Despite a significant number of challenges faced by taxpayers in 2022, National Taxpayer Advocate Erin Collins has reason to be more optimistic for 2023.

“We have begun to see the light at the end of the tunnel,” Collins wrote in the 2022 annual NTA report to Congress, released on January 11, 2023. “I’m just not sure how much further we have to travel before we see sunlight.”

She highlighted three key areas that are providing a foundation for the optimistic outlook for this year:

  • The IRS has largely worked through its backlog of unprocessed returns, though there still remains a high volume of suspended returns and correspondence;
  • Congress has provided funding to increase customer service staffing; and
  • The agency has already added 4,000 new customer service and is seeking to add 700 additional employees to provide in-person help at its Taxpayer Assistance Centers.

Collins did caution that while she is optimistic for the future, the near term will still be faced with challenges. In particular, she noted that while new staff are being trained, some of the issues that have been plaguing the IRS will continue.

“As new employees are added, they must be trained.” Collins noted. “For most jobs, IRS does not maintain a separate cadre of instructors. Instead, experienced employees must be pulled off their regular caseloads to provide the initial training and act as on-the-job instructors. In the short run, that may mean that fewer employees are assisting taxpayers, particularly experienced employees who are likely to be the most effective trainers.”

2022 Challenges

Taking into consideration the time needed to train new employees, some of the challenges from 2022 that were highlighted in the report could still be an issue early into 2023.

That could mean ongoing processing and refund delays. The COVID-19 pandemic created a significant backlog of unprocessed returns and while the IRS has made strides to reducing that backlog, as of December 23, 2022, the agency reported it still has a backlogged inventory of about 400,000 individual tax returns and about 1 million business tax returns. It could also mean ongoing delays in processing taxpayer correspondence and other cases in the Accounts Management function.

Another issue that could linger as more employees are being trained is getting a live person on the telephone.
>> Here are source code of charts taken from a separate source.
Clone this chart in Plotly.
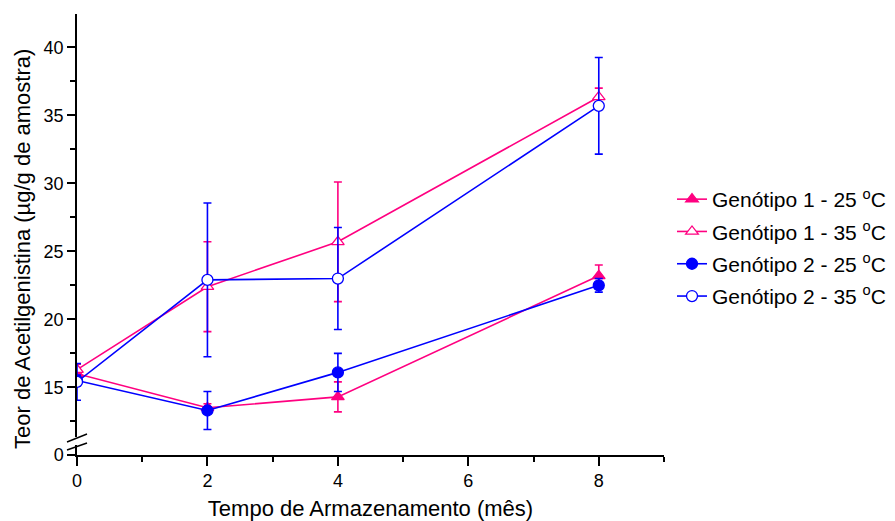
import plotly.graph_objects as go

# Storage time (months)
tempo = [0, 2, 4, 8]

# Acetylgenistin content (µg/g sample) and standard deviations
g1_25 = [16.0, 13.5, 14.3, 23.2]
g1_25_err = [0.3, 0.3, 1.1, 0.8]
g1_35 = [16.3, 22.4, 25.7, 36.35]
g1_35_err = [0.4, 3.3, 4.4, 0.65]
g2_25 = [15.5, 13.3, 16.1, 22.5]
g2_25_err = [0.4, 1.4, 1.4, 0.5]
g2_35 = [15.4, 22.9, 23.0, 35.7]
g2_35_err = [1.35, 5.65, 3.75, 3.55]

series_names = [
    "Genótipo 1 - 25 <sup>o</sup>C",
    "Genótipo 1 - 35 <sup>o</sup>C",
    "Genótipo 2 - 25 <sup>o</sup>C",
    "Genótipo 2 - 35 <sup>o</sup>C",
]
x_ticks = [0, 2, 4, 6, 8]
y_ticks = [15, 20, 25, 30, 35, 40]

PINK = "#FF0080"
BLUE = "#0000FF"
FONT = "Arial, Liberation Sans, sans-serif"

W, H = 895, 521
L, R, T, B = 77, 231, 14, 66
PW, PH = W - L - R, H - T - B

def px_x(p):
    return (p - L) / PW

def px_y(p):
    return (H - B - p) / PH

styles = [
    (g1_25, g1_25_err, PINK, "triangle-up", PINK),
    (g1_35, g1_35_err, PINK, "triangle-up", "white"),
    (g2_25, g2_25_err, BLUE, "circle", BLUE),
    (g2_35, g2_35_err, BLUE, "circle", "white"),
]

fig = go.Figure()
# empty trace so the lower (below-the-break) subplot gets drawn
fig.add_trace(go.Scatter(x=[], y=[], xaxis="x", yaxis="y", showlegend=False,
                         hoverinfo="skip"))
for i, (vals, errs, col, sym, fill) in enumerate(styles):
    fig.add_trace(go.Scatter(
        x=tempo, y=vals, name=series_names[i],
        xaxis="x2", yaxis="y2",
        mode="lines+markers",
        line=dict(color=col, width=1.6),
        marker=dict(symbol=sym, size=11, color=fill,
                    line=dict(color=col, width=1.3)),
        error_y=dict(type="data", array=errs, color=col, thickness=1.6, width=4),
        legendgroup=f"g{i}",
    ))

axis_common = dict(
    showline=True, linecolor="black", linewidth=1.5,
    ticks="outside", tickcolor="black", tickwidth=1.5,
    showgrid=False, zeroline=False, automargin=False,
    tickfont=dict(family=FONT, size=18, color="black"),
)

fig.update_layout(
    template="none",
    width=W, height=H,
    margin=dict(l=L, r=R, t=T, b=B, autoexpand=False),
    plot_bgcolor="white", paper_bgcolor="white",
    font=dict(family=FONT, color="black"),
    showlegend=True,
    legend=dict(
        x=px_x(672), y=px_y(248), xanchor="left", yanchor="middle",
        font=dict(family=FONT, size=21, color="black"),
        traceorder="grouped", tracegroupgap=2,
        bgcolor="rgba(0,0,0,0)", borderwidth=0,
    ),
    # bottom axis segment below the break (holds the x axis and the 0 tick)
    xaxis=dict(
        axis_common, domain=[0, 1], range=[0, 9], anchor="y",
        tickvals=x_ticks, ticklen=9,
        minor=dict(dtick=1, tick0=0, ticks="outside", ticklen=5,
                   tickcolor="black", tickwidth=1.5, showgrid=False),
        title=dict(text="Tempo de Armazenamento (mês)",
                   font=dict(family=FONT, size=22, color="black"), standoff=14),
    ),
    yaxis=dict(
        axis_common, domain=[0, 10 / PH], range=[0, 0.74], anchor="x",
        tickvals=[0], ticklen=8,
    ),
    # main segment above the break
    xaxis2=dict(domain=[0, 1], range=[0, 9], anchor="y2", matches="x", visible=False),
    yaxis2=dict(
        axis_common, domain=[18 / PH, 1], range=[11.35, 42.45], anchor="x2",
        tickvals=y_ticks, ticklen=8,
        minor=dict(dtick=2.5, tick0=0, ticks="outside", ticklen=5,
                   tickcolor="black", tickwidth=1.5, showgrid=False),
    ),
)

# axis-break marks
for y0, y1 in [(442, 434), (450, 443)]:
    fig.add_shape(type="line", xref="paper", yref="paper",
                  x0=px_x(67), y0=px_y(y0), x1=px_x(87), y1=px_y(y1),
                  line=dict(color="black", width=1.5))

fig.add_annotation(
    text="Teor de Acetilgenistina (µg/g de amostra)",
    xref="paper", yref="paper", x=px_x(22), y=px_y(249),
    xanchor="center", yanchor="middle", textangle=-90, showarrow=False,
    font=dict(family=FONT, size=22, color="black"),
)

fig.write_html("out.html")
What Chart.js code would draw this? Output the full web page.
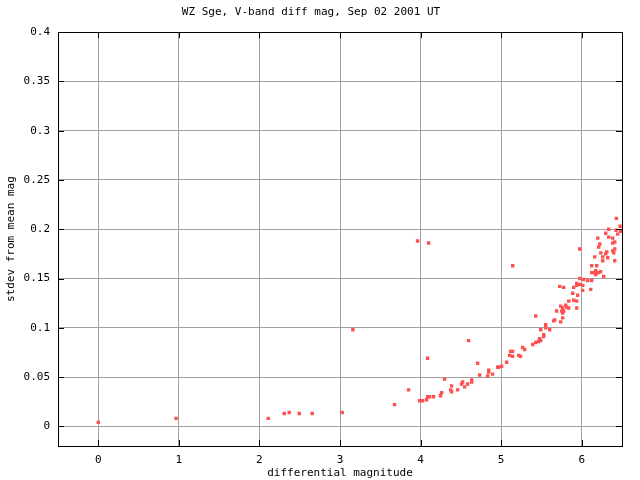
<!DOCTYPE html>
<html>
<head>
<meta charset="utf-8">
<script src="https://cdn.jsdelivr.net/npm/chart.js@4"></script>
<style>
  html, body { margin: 0; padding: 0; background: #fff; }
</style>
</head>
<body>
<canvas id="scatterChart" width="640" height="480"></canvas>
<script>
const diffMag = [0, 0.965, 2.109, 2.308, 2.37, 2.494, 2.655, 3.027, 3.16, 3.677,
  3.851, 3.963, 3.988, 4.025, 4.075, 4.087, 4.087, 4.099, 4.112, 4.161,
  4.248, 4.261, 4.298, 4.373, 4.385, 4.385, 4.46, 4.509, 4.522, 4.547,
  4.584, 4.596, 4.634, 4.634, 4.708, 4.733, 4.832, 4.845, 4.845, 4.894,
  4.957, 4.969, 5.006, 5.068, 5.106, 5.118, 5.143, 5.143, 5.143, 5.217,
  5.242, 5.267, 5.292, 5.391, 5.429, 5.429, 5.466, 5.478, 5.491, 5.491,
  5.528, 5.528, 5.553, 5.553, 5.602, 5.652, 5.665, 5.689, 5.727, 5.739,
  5.739, 5.752, 5.764, 5.764, 5.764, 5.776, 5.776, 5.801, 5.814, 5.839,
  5.839, 5.888, 5.901, 5.901, 5.938, 5.938, 5.938, 5.938, 5.95, 5.975,
  5.975, 5.975, 6.012, 6.012, 6.025, 6.075, 6.112, 6.124, 6.124, 6.124,
  6.149, 6.161, 6.174, 6.174, 6.186, 6.186, 6.199, 6.211, 6.211, 6.224,
  6.236, 6.236, 6.261, 6.261, 6.273, 6.298, 6.298, 6.311, 6.323, 6.335,
  6.335, 6.385, 6.385, 6.385, 6.398, 6.41, 6.41, 6.41, 6.426, 6.43,
  6.447, 6.476, 6.481, 6.493];
const stdevMag = [0.004, 0.008, 0.008, 0.013, 0.014, 0.013, 0.013, 0.014, 0.098, 0.022,
  0.037, 0.188, 0.026, 0.026, 0.027, 0.030, 0.069, 0.186, 0.030, 0.030,
  0.031, 0.034, 0.048, 0.037, 0.041, 0.035, 0.037, 0.043, 0.045, 0.040,
  0.043, 0.087, 0.047, 0.045, 0.064, 0.052, 0.051, 0.057, 0.055, 0.053,
  0.060, 0.060, 0.061, 0.065, 0.072, 0.076, 0.076, 0.071, 0.163, 0.072,
  0.071, 0.080, 0.078, 0.083, 0.085, 0.112, 0.086, 0.089, 0.087, 0.098,
  0.093, 0.091, 0.103, 0.100, 0.098, 0.107, 0.108, 0.117, 0.142, 0.122,
  0.106, 0.117, 0.120, 0.115, 0.110, 0.141, 0.117, 0.123, 0.121, 0.120,
  0.127, 0.135, 0.141, 0.128, 0.145, 0.143, 0.127, 0.120, 0.133, 0.180,
  0.150, 0.144, 0.143, 0.138, 0.149, 0.148, 0.139, 0.148, 0.163, 0.156,
  0.156, 0.172, 0.158, 0.154, 0.163, 0.156, 0.191, 0.182, 0.156, 0.185,
  0.176, 0.157, 0.172, 0.168, 0.152, 0.196, 0.175, 0.177, 0.171, 0.200,
  0.192, 0.191, 0.186, 0.178, 0.176, 0.187, 0.180, 0.168, 0.199, 0.211,
  0.195, 0.203, 0.198, 0.198];
const xTicks = [0, 1, 2, 3, 4, 5, 6];
const yTicks = [0, 0.05, 0.1, 0.15, 0.2, 0.25, 0.3, 0.35, 0.4];

const mono = { family: 'DejaVu Sans Mono', size: 11, weight: 'normal' };

// gnuplot style frame with inward tick marks
const framePlugin = {
  id: 'frame',
  afterDraw(chart) {
    const { ctx, chartArea: a, scales } = chart;
    ctx.save();
    ctx.strokeStyle = '#000';
    ctx.lineWidth = 1;
    ctx.beginPath();
    scales.x.ticks.forEach(t => {
      const px = Math.round(scales.x.getPixelForValue(t.value)) + 0.5;
      ctx.moveTo(px, a.top); ctx.lineTo(px, a.top + 6);
      ctx.moveTo(px, a.bottom); ctx.lineTo(px, a.bottom - 6);
    });
    scales.y.ticks.forEach(t => {
      const py = Math.round(scales.y.getPixelForValue(t.value)) + 0.5;
      ctx.moveTo(a.left, py); ctx.lineTo(a.left + 6, py);
      ctx.moveTo(a.right, py); ctx.lineTo(a.right - 6, py);
    });
    ctx.stroke();
    ctx.strokeRect(Math.round(a.left) + 0.5, Math.round(a.top) + 0.5,
      Math.round(a.right - a.left), Math.round(a.bottom - a.top));
    ctx.restore();
  }
};

const points = diffMag.map((m, i) => ({ x: m, y: stdevMag[i] }));

const ctx = document.getElementById('scatterChart').getContext('2d');
const myChart = new Chart(ctx, {
  type: 'scatter',
  data: {
    datasets: [{
      label: 'stdev',
      data: points,
      pointStyle: 'rect',
      pointRadius: 2.4,
      borderWidth: 0,
      backgroundColor: '#ff5050',
      borderColor: '#ff5050'
    }]
  },
  options: {
    responsive: false,
    animation: false,
    layout: { padding: { left: 0, right: 18, top: 0, bottom: 0 } },
    plugins: {
      legend: { display: false },
      tooltip: { enabled: false },
      title: {
        display: true,
        text: 'WZ Sge, V-band diff mag, Sep 02 2001 UT',
        color: '#000',
        font: mono,
        padding: { top: 6, bottom: 13 }
      }
    },
    scales: {
      x: {
        type: 'linear',
        min: -0.5,
        max: 6.5,
        afterBuildTicks: s => { s.ticks = xTicks.map(v => ({ value: v })); },
        afterFit: s => { s.height = 34; },
        grid: { color: '#a0a0a0', drawTicks: false },
        border: { display: false },
        ticks: { color: '#000', font: mono, padding: 8, maxRotation: 0, callback: v => String(v) },
        title: { display: true, text: 'differential magnitude', color: '#000', font: mono, padding: 0 }
      },
      y: {
        type: 'linear',
        min: -0.02,
        max: 0.4,
        afterBuildTicks: s => { s.ticks = yTicks.map(v => ({ value: v })); },
        afterFit: s => { s.width = 58; },
        grid: { color: '#a0a0a0', drawTicks: false },
        border: { display: false },
        ticks: { color: '#000', font: mono, padding: 8, callback: v => String(+v.toFixed(2)) },
        title: { display: true, text: 'stdev from mean mag', color: '#000', font: mono, padding: { top: 5, bottom: 0 } }
      }
    }
  },
  plugins: [framePlugin]
});
</script>
</body>
</html>
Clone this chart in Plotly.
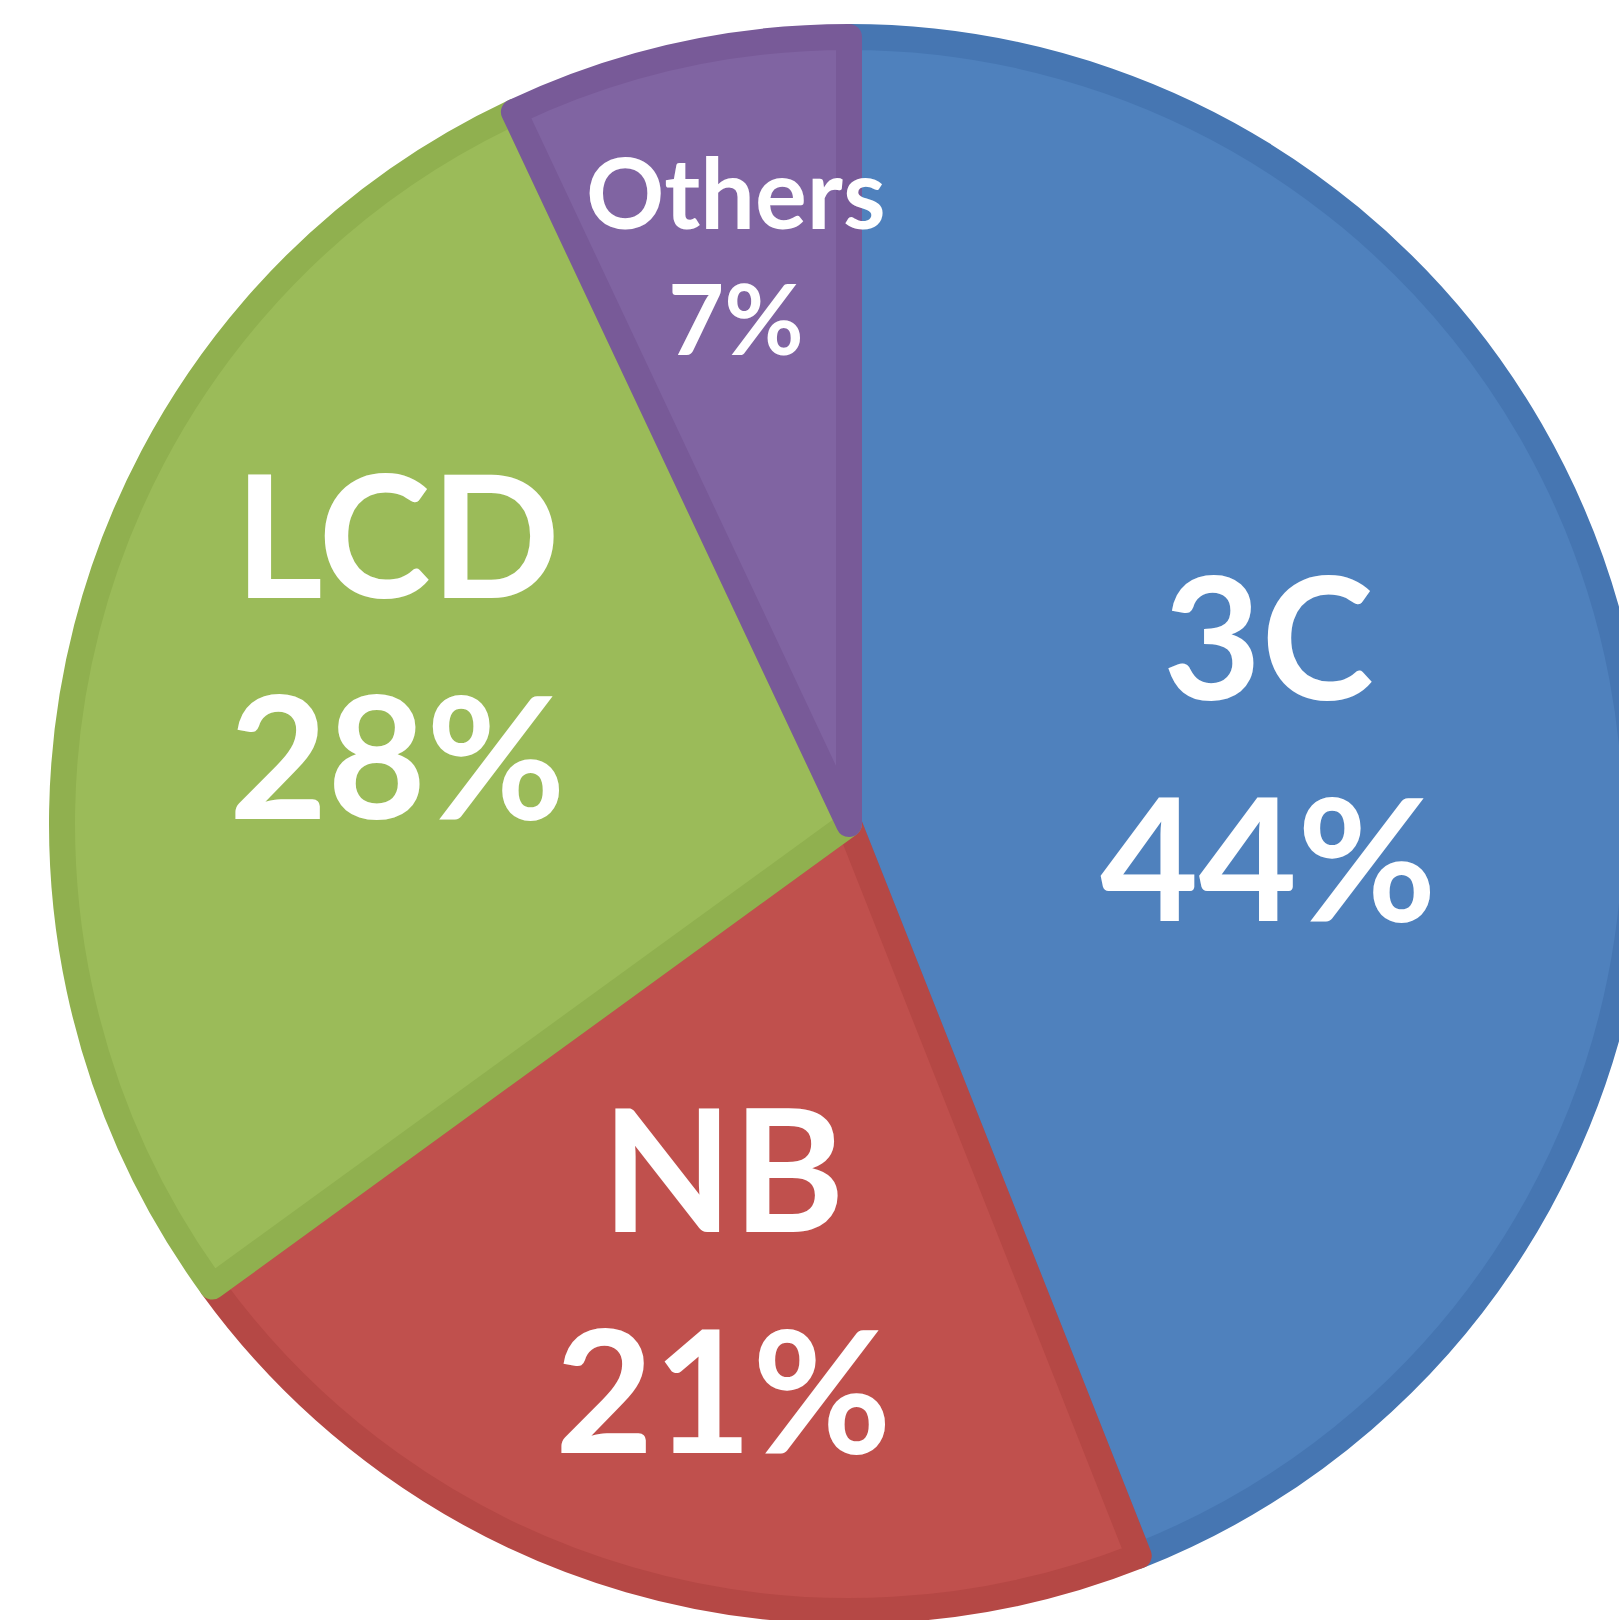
import plotly.graph_objects as go

# ---- data ----
categories = ["3C", "NB", "LCD", "Others"]
shares = [44, 21, 28, 7]

# ---- styles ----
fill_colors = ["#4F81BD", "#C0504D", "#9BBB59", "#8064A2"]
edge_colors = ["#4676B2", "#B54845", "#90B04F", "#785A98"]
label_sizes = [170, 170, 170, 97]
# label anchor points in page pixels (layout only)
label_px = [(1268, 744), (723, 1276), (397, 643), (736, 255)]

W, H = 1660, 1630
CX, CY, R = 849, 824, 787   # pie centre / radius in page pixels
STROKE = 26

fig = go.Figure(
    go.Pie(
        labels=categories,
        values=shares,
        sort=False,
        direction="clockwise",
        rotation=0,
        textinfo="none",
        hoverinfo="skip",
        marker=dict(colors=fill_colors, line=dict(color=edge_colors, width=STROKE)),
        domain=dict(x=[(CX - R) / W, (CX + R) / W],
                    y=[1 - (CY + R) / H, 1 - (CY - R) / H]),
        showlegend=False,
    )
)

for cat, val, size, (px, py) in zip(categories, shares, label_sizes, label_px):
    fig.add_annotation(
        x=px / W, y=1 - py / H, xref="paper", yref="paper",
        xanchor="center", yanchor="middle", showarrow=False,
        text=f"{cat}<br>{val}%",
        font=dict(family="Lato", size=size, color="white", weight="bold"),
    )

fig.update_layout(
    width=W, height=H,
    margin=dict(l=0, r=0, t=0, b=0, pad=0),
    paper_bgcolor="white", plot_bgcolor="white",
)

fig.write_html(
    "out.html",
    config={"displayModeBar": False},
    post_script="document.body.style.margin='0';document.body.style.overflow='hidden';document.documentElement.style.overflow='hidden';",
)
NTA reported that about one in eight calls from taxpayers to the agency made it through to a live person, with hold times for taxpayers averaged 29 minutes.

Tax professionals were able to get through to a live person about ever one in six calls to the Practitioner Priority Service, with about 25 minutes of hold time on average.

“Tax professionals are key to a successful tax administration,” Collins wrote. “The challenges of the past three filing seasons have pushed tax professionals to their limits, raising client doubts in their abilities and created a loss of trust in the system.”


The report makes a number of recommendations both to the IRS and legislative recommendations to strengthen taxpayer rights and improve tax administration.

To the IRS, Collins recommends a couple of employee-related items – hiring and training more human resource employees to manage the hiring of all agency employees and ensuring all IRS employees are well-trained to do their jobs.

On the IT front, she also recommended improvements to online account accessibility and functionality to make them comparable to private financial institutions’ online accounts, as well as temporarily expand the uses of the documentation upload tool or similar technology. Also, there was a call to enable all taxpayers to e-file their tax returns.

Among the legislative recommendations are amending the “lookback period” to allow tax refunds for certain taxpayers who took advantage of the postponed filing deadlines due to COVID-19; establish minimum standards for paid tax preparers; expand the U.S. Tax Court’s jurisdiction to adjudicate refund cases and assessable penalties; modify the requirement that written receipts acknowledge charitable contributions must predate the filing of a tax return; and make the Earned Income Tax Credit structure simpler.